What is Jewish style you ask? Jewish style chicken soup requires that you use a kosher chicken. There is salt involved in the process of koshering chickens, so it comes ready to boil over with flavor!
This recipe was handed down from my Grandmother to my mother, and the whole family loves it. My nieces and nephews think my mom’s is the best, but my cousins and siblings agree, Grandma Sophie’s Chicken Soup was by far the best ever made on the planet Earth!
Plus, it is cold and flu season, and chicken soup has healing properties for Winter colds!
I use a huge pot so I can freeze containers of soup for the next month. Go Big or Go Home!
Jewish Chicken Soup Directions
- Put flanken (or beef short ribs) in a pot with just enough water to cover it.
- Boil the flanken 5 minutes or so until fat/skim comes to top for you to remove all. Set aside to cool.
- Clean chicken well. All of it goes into the soup except for the liver.
- Cut carrots in 3-4″ pieces.
- Line bottom of pot with bones, then beef, then chicken, then dill, then parsley, celery, onions, potato, turnip, and carrots. Add cold water (it is a scientific fact that cold water works best, something to do with the collagen in the bones) to cover.
- Bring water to a boil and watch so you can remove top fat constantly before covering, then let simmer/slow boil for 3 hours. Add salt and pepper to taste.
- When soup is ready, strain ingredients keeping soup separate. Save carrots separately in container and then eat or discard what you don’t want. I eat it all!
As stated earlier, this is an old Jewish chicken soup recipe, so it calls for kosher chicken, which is salted as part of the koshering process. Regular chicken will require more salt.

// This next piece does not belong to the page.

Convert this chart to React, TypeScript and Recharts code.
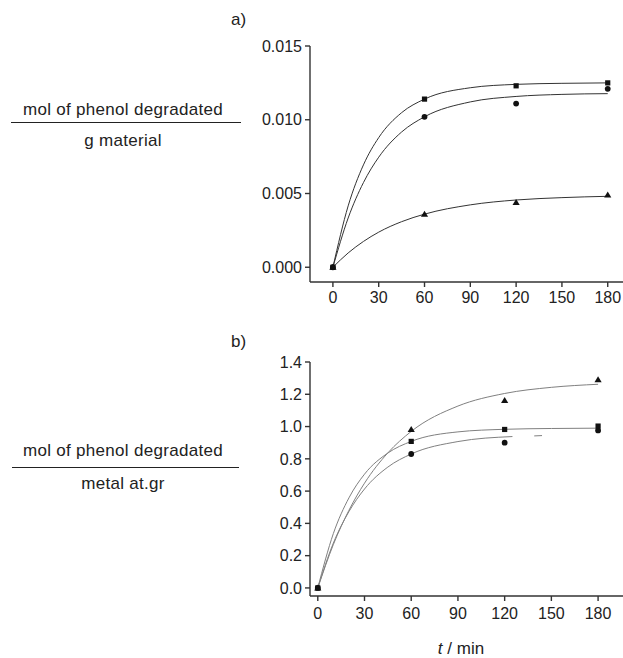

This is a two day process.
Day 2 of Grandma Sophie’s Chicken Soup Recipe:
Refrigerate your soup over night, the fat will rise to the top. Remove the fat. Soup tastes better on the second day! We eat it with thin egg noodles, not rice, not dumplings and not matzoh balls!
My grandma passed away in 2001, and I will always miss her, and I will always remember her chicken soup, made with love, just as they say. My mom now makes this recipe, and all her grandchildren are building these same memories, they love this soup!
This is a wonderful family tradition with the Grandparent cooking love right into the soup! I am just sad that my son never got to meet my Grandma, she was the best. She was GiGi Sophie to the great grandkids, and yes, she always had Ricky Martin behind her!
I now make this recipe as well. My only wish is that someday I will be around to make this for my grandchildren! And, my son has already said, he wants to have the recipe passed down to him. Food is cultural, and this soup is more than a food, it is a bowl of memories.
Rabbi Elli says
FYI: Salt is used to Kasher (make Kosher) a Chicken in order to soak up the remaining blood since Jews are forbidden from consuming any blood. The process uses Kosher(ing) Salt (which has LARGE crystals so it WON’T dissolve back into the Chicken with the blood) sprinkled on the Chicken left for a short period and then completely rinsed off.
It is a complete misconception that Kosher meat/chicken has an excess of salt as NO SALT CAN REMAIN ON THE BIRD AT ALL if it is to be considered kosher!!!
Note: In the last 30+ years and certainly in ALL cases today, the Koshering of meat/chicken is done at the source long before it ever reaches your Kosher market as the Kasheing process must be done within 72 hours of Slaughter and many hold that it must be done within 24 hours.
So, while someone’s Bubbie may have told them that Kosher meat is saltier, I can set your mind at ease that it is not.
Thanks
Rabbi Elli
The Complete Method for Koshering
The meat must first be soaked for a half hour in cool (not ice) water, in a utensil designated exclusively for that purpose. After allowing for excess water to drip off the meat, the meat is thoroughly salted so that the entire surface is covered with a thin layer of salt. Only coarse salt should be used. Both sides of meat and poultry must be salted. All loose inside sections of poultry must be removed before the kashering process begins. Each part must be soaked and salted individually.
If the meat or poultry was sliced during the salting process, the newly exposed surfaces of the cut must now be soaked for a half hour and salted as well.
The salted meat is left for an hour on an inclined or perforated surface to allow the blood to flow down freely. The cavity of the poultry should be placed open, in a downward direction.
After the salting, the meat must be thoroughly soaked, and then thoroughly washed to remove all of the applied salt.
https://www.chabad.org/library/article_cdo/aid/82670/jewish/Koshering-Fowl.htm
Maria skoytellis says
Sounds delicious!!!!
Kathy Emerick says
what are chicken pullets?
Cindy S says
A young chicken, I believe before it starts laying eggs.
Jenn says
This sounds really good. I’ve never made my own chicken noodles soup.
Dwight McCoy says
looks yummy!
Jennifer Galindo says
I love new recipes and that its a Kosher meal. Thank you!